The anomaly which has resulted is seen most clearly in the party relations of the President and his Cabinet. The President is a partisan,—is elected because he is a partisan,—and yet he not infrequently negatives the legislation passed by the party whom he represents; and it may be said to be nowadays a very rare thing to find a Cabinet made up of truly representative party men. They are the men of his party whom the President likes, but not necessarily or always the men whom that party relishes. So low, indeed, has the reputation of some of our later Cabinets fallen, even in the eyes of men of their own political connection, that writers in the best of our public prints feel at full liberty to speak of their members with open contempt. "When Mr.—— was made Secretary of the Navy," laughs the New York "Nation," "no one doubted that he would treat the Department as 'spoils,' and consequently nobody has been disappointed.
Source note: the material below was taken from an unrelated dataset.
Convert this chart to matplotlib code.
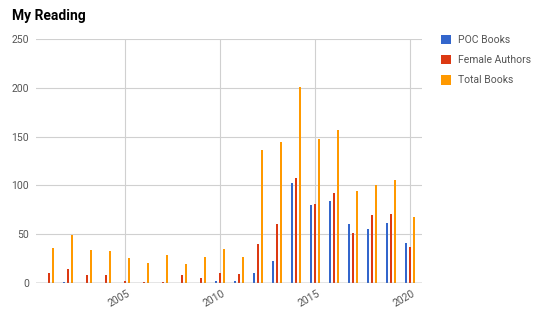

He is one of the statesmen who can hardly conceive of a branch of the public Administration having no spoils in it." And that this separation of the Cabinet from real party influence, and from the party leadership which would seem properly to belong to its official station, is a natural result of our constitutional scheme is made patent in the fact that the Cabinet has advanced in party insignificance as the system has grown older. The connection between the early Cabinets and the early Congresses was very like the relations between leaders and their party. Both Hamilton and Gallatin led rather than obeyed the Houses; and it was many years before the suggestions of heads of departments ceased to be sure of respectful and acquiescent consideration from the legislative Committees. But as the Committees gained facility and power the leadership of the Cabinet lost ground. Congress took command of the government so soon as ever it got command of itself, and no Secretary of to-day can claim by virtue of his office recognition as a party authority. Congress looks upon advice offered to it by anybody but its own members as gratuitous impertinence.